Your task => Skip every image and restate the data word for word.

Records excerpted from a collection:
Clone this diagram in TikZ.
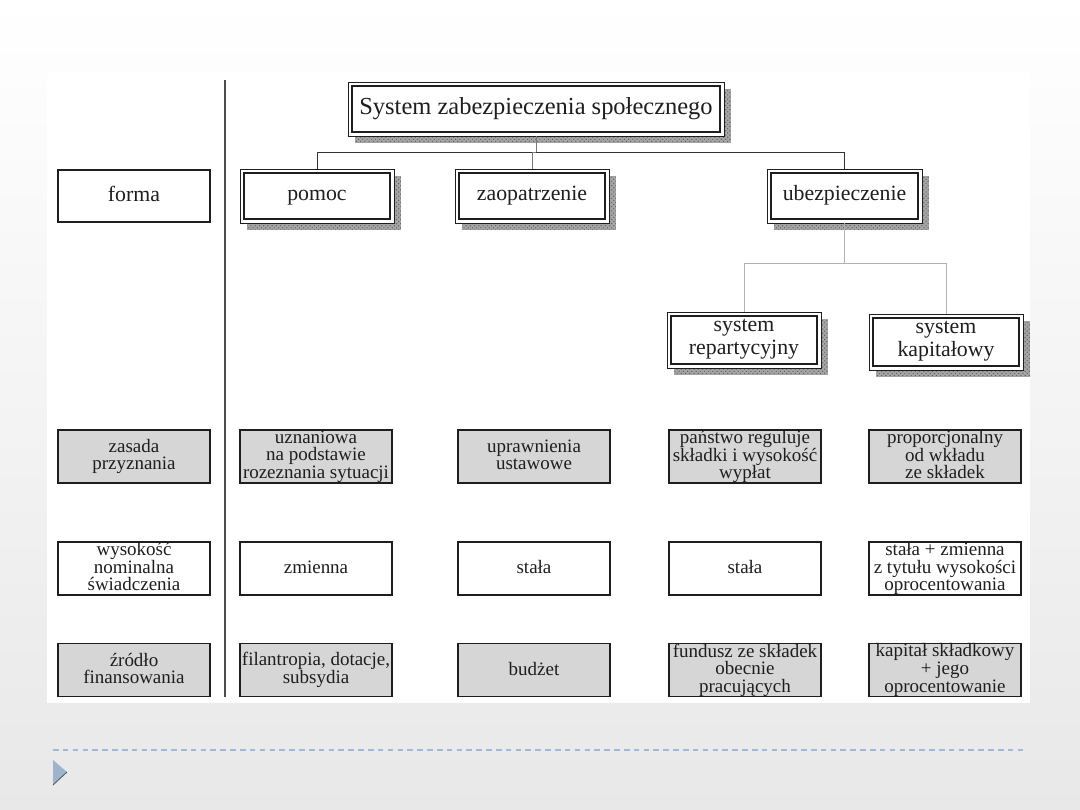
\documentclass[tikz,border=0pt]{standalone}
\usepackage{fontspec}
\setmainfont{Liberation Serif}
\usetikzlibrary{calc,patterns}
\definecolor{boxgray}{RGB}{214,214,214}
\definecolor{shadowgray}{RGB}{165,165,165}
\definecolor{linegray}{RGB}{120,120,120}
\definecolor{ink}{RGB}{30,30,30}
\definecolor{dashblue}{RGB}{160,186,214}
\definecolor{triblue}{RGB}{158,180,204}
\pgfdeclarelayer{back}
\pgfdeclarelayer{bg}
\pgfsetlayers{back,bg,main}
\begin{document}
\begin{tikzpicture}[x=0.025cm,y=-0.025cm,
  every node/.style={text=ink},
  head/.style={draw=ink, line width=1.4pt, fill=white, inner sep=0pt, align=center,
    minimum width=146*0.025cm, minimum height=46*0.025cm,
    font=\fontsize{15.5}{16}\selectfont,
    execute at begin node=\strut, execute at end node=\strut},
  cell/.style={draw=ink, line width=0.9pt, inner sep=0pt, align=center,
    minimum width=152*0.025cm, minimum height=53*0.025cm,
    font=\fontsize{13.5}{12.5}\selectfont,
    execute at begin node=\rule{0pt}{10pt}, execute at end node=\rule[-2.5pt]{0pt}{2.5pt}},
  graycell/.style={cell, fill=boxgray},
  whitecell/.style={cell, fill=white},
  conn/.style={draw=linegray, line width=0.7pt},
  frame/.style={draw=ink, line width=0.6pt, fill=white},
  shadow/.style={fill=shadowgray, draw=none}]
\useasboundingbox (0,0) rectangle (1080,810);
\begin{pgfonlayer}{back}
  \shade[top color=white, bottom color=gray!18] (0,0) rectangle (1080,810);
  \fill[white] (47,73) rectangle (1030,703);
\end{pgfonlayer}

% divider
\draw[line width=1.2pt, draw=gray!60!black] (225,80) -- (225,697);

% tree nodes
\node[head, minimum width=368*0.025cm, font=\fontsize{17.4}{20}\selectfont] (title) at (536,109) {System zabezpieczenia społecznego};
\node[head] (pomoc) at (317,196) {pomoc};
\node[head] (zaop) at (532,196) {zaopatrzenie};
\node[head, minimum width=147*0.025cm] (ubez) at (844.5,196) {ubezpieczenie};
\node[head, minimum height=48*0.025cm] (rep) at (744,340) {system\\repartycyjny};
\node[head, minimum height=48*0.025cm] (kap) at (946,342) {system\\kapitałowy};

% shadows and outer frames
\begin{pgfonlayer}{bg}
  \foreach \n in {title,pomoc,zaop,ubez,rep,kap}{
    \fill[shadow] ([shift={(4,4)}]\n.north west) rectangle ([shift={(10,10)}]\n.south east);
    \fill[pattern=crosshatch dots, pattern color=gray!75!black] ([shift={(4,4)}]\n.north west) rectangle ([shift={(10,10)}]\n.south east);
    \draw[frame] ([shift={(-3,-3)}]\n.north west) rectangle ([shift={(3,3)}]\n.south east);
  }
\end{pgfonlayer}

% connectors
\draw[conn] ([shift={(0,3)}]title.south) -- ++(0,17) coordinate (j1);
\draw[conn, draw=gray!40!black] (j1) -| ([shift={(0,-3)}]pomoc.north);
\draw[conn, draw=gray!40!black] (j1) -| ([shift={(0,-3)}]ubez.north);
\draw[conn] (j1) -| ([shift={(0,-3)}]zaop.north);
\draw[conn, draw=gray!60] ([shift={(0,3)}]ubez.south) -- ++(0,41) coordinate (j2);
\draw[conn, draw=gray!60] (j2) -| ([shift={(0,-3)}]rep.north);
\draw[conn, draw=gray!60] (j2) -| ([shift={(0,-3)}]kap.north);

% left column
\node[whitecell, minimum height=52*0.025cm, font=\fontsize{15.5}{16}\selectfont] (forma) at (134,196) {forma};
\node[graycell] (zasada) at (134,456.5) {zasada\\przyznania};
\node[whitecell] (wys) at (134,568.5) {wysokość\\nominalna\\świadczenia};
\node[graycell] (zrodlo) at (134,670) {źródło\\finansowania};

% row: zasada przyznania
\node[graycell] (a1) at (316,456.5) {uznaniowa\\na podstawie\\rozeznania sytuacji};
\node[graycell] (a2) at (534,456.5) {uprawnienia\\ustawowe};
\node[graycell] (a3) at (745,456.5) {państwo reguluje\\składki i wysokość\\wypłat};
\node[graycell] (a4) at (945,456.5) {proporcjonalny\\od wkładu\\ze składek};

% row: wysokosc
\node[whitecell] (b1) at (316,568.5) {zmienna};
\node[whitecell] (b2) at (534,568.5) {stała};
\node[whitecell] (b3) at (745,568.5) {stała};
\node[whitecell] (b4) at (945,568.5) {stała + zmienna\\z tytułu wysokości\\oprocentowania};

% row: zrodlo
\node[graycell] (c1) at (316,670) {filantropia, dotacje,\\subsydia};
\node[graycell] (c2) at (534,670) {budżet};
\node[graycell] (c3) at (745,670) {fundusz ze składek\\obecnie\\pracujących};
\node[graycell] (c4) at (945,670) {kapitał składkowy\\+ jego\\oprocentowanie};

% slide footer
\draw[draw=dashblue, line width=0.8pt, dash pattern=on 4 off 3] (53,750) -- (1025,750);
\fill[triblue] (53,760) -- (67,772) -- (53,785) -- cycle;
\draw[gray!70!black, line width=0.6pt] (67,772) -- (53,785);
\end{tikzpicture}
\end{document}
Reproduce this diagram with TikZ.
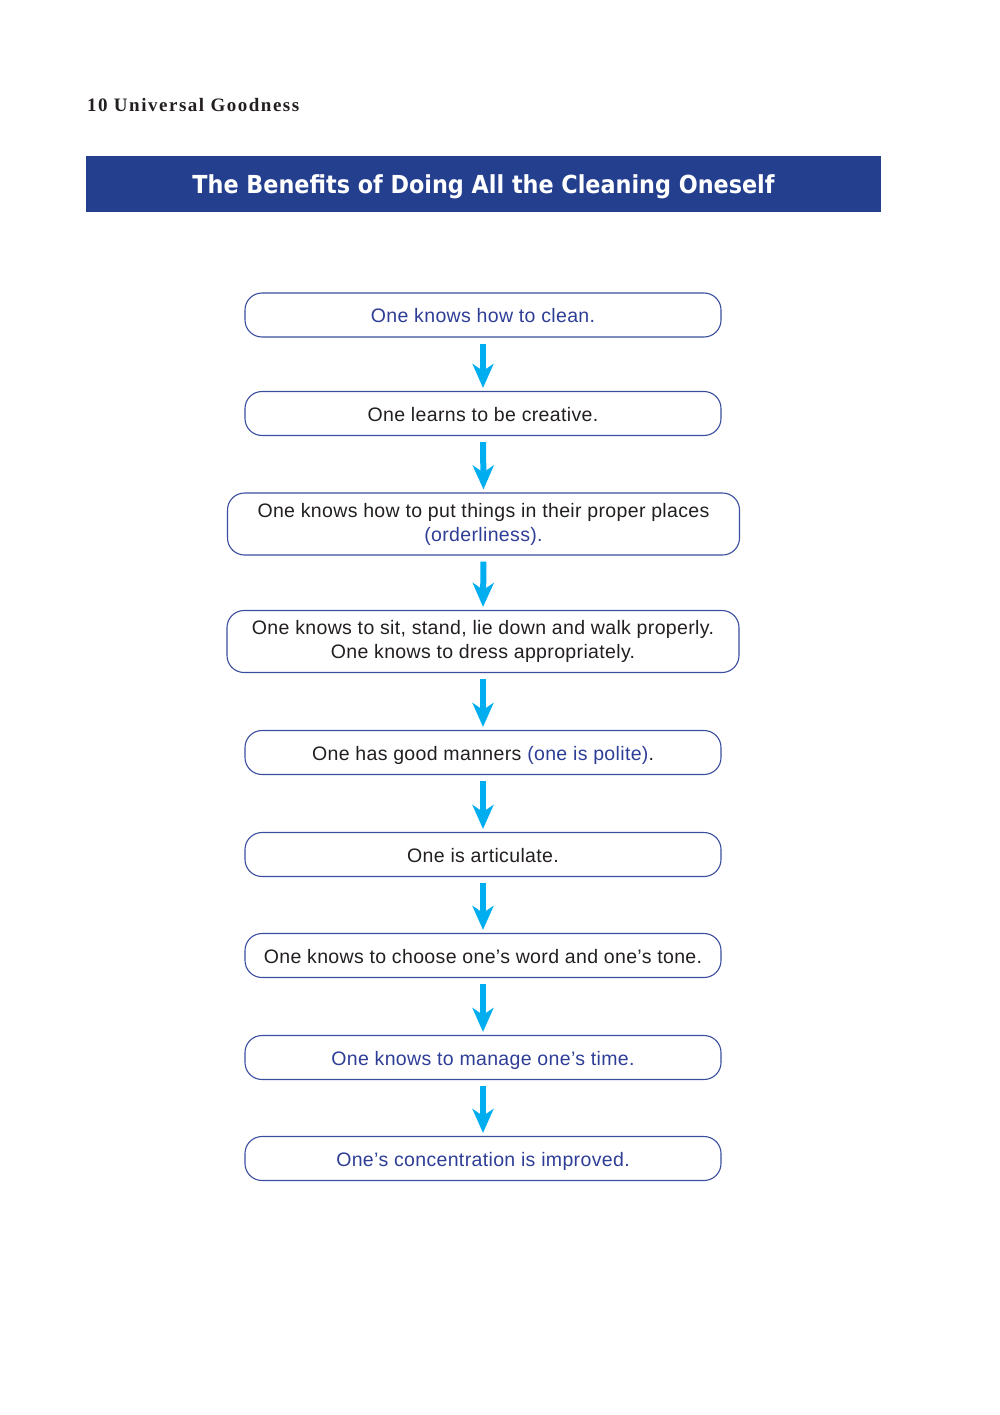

Written reply =>
Clone this diagram in TikZ.
\documentclass[tikz,border=0pt]{standalone}
\usepackage{fontspec}
\setmainfont{Liberation Serif}
\usetikzlibrary{calc,patterns}
\definecolor{boxgray}{RGB}{214,214,214}
\definecolor{shadowgray}{RGB}{165,165,165}
\definecolor{linegray}{RGB}{120,120,120}
\definecolor{ink}{RGB}{30,30,30}
\definecolor{dashblue}{RGB}{160,186,214}
\definecolor{triblue}{RGB}{158,180,204}
\pgfdeclarelayer{back}
\pgfdeclarelayer{bg}
\pgfsetlayers{back,bg,main}
\begin{document}
\begin{tikzpicture}[x=0.025cm,y=-0.025cm,
  every node/.style={text=ink},
  head/.style={draw=ink, line width=1.4pt, fill=white, inner sep=0pt, align=center,
    minimum width=146*0.025cm, minimum height=46*0.025cm,
    font=\fontsize{15.5}{16}\selectfont,
    execute at begin node=\strut, execute at end node=\strut},
  cell/.style={draw=ink, line width=0.9pt, inner sep=0pt, align=center,
    minimum width=152*0.025cm, minimum height=53*0.025cm,
    font=\fontsize{13.5}{12.5}\selectfont,
    execute at begin node=\rule{0pt}{10pt}, execute at end node=\rule[-2.5pt]{0pt}{2.5pt}},
  graycell/.style={cell, fill=boxgray},
  whitecell/.style={cell, fill=white},
  conn/.style={draw=linegray, line width=0.7pt},
  frame/.style={draw=ink, line width=0.6pt, fill=white},
  shadow/.style={fill=shadowgray, draw=none}]
\useasboundingbox (0,0) rectangle (1080,810);
\begin{pgfonlayer}{back}
  \shade[top color=white, bottom color=gray!18] (0,0) rectangle (1080,810);
  \fill[white] (47,73) rectangle (1030,703);
\end{pgfonlayer}

% divider
\draw[line width=1.2pt, draw=gray!60!black] (225,80) -- (225,697);

% tree nodes
\node[head, minimum width=368*0.025cm, font=\fontsize{17.4}{20}\selectfont] (title) at (536,109) {System zabezpieczenia społecznego};
\node[head] (pomoc) at (317,196) {pomoc};
\node[head] (zaop) at (532,196) {zaopatrzenie};
\node[head, minimum width=147*0.025cm] (ubez) at (844.5,196) {ubezpieczenie};
\node[head, minimum height=48*0.025cm] (rep) at (744,340) {system\\repartycyjny};
\node[head, minimum height=48*0.025cm] (kap) at (946,342) {system\\kapitałowy};

% shadows and outer frames
\begin{pgfonlayer}{bg}
  \foreach \n in {title,pomoc,zaop,ubez,rep,kap}{
    \fill[shadow] ([shift={(4,4)}]\n.north west) rectangle ([shift={(10,10)}]\n.south east);
    \fill[pattern=crosshatch dots, pattern color=gray!75!black] ([shift={(4,4)}]\n.north west) rectangle ([shift={(10,10)}]\n.south east);
    \draw[frame] ([shift={(-3,-3)}]\n.north west) rectangle ([shift={(3,3)}]\n.south east);
  }
\end{pgfonlayer}

% connectors
\draw[conn] ([shift={(0,3)}]title.south) -- ++(0,17) coordinate (j1);
\draw[conn, draw=gray!40!black] (j1) -| ([shift={(0,-3)}]pomoc.north);
\draw[conn, draw=gray!40!black] (j1) -| ([shift={(0,-3)}]ubez.north);
\draw[conn] (j1) -| ([shift={(0,-3)}]zaop.north);
\draw[conn, draw=gray!60] ([shift={(0,3)}]ubez.south) -- ++(0,41) coordinate (j2);
\draw[conn, draw=gray!60] (j2) -| ([shift={(0,-3)}]rep.north);
\draw[conn, draw=gray!60] (j2) -| ([shift={(0,-3)}]kap.north);

% left column
\node[whitecell, minimum height=52*0.025cm, font=\fontsize{15.5}{16}\selectfont] (forma) at (134,196) {forma};
\node[graycell] (zasada) at (134,456.5) {zasada\\przyznania};
\node[whitecell] (wys) at (134,568.5) {wysokość\\nominalna\\świadczenia};
\node[graycell] (zrodlo) at (134,670) {źródło\\finansowania};

% row: zasada przyznania
\node[graycell] (a1) at (316,456.5) {uznaniowa\\na podstawie\\rozeznania sytuacji};
\node[graycell] (a2) at (534,456.5) {uprawnienia\\ustawowe};
\node[graycell] (a3) at (745,456.5) {państwo reguluje\\składki i wysokość\\wypłat};
\node[graycell] (a4) at (945,456.5) {proporcjonalny\\od wkładu\\ze składek};

% row: wysokosc
\node[whitecell] (b1) at (316,568.5) {zmienna};
\node[whitecell] (b2) at (534,568.5) {stała};
\node[whitecell] (b3) at (745,568.5) {stała};
\node[whitecell] (b4) at (945,568.5) {stała + zmienna\\z tytułu wysokości\\oprocentowania};

% row: zrodlo
\node[graycell] (c1) at (316,670) {filantropia, dotacje,\\subsydia};
\node[graycell] (c2) at (534,670) {budżet};
\node[graycell] (c3) at (745,670) {fundusz ze składek\\obecnie\\pracujących};
\node[graycell] (c4) at (945,670) {kapitał składkowy\\+ jego\\oprocentowanie};

% slide footer
\draw[draw=dashblue, line width=0.8pt, dash pattern=on 4 off 3] (53,750) -- (1025,750);
\fill[triblue] (53,760) -- (67,772) -- (53,785) -- cycle;
\draw[gray!70!black, line width=0.6pt] (67,772) -- (53,785);
\end{tikzpicture}
\end{document}
Reproduce this diagram with TikZ.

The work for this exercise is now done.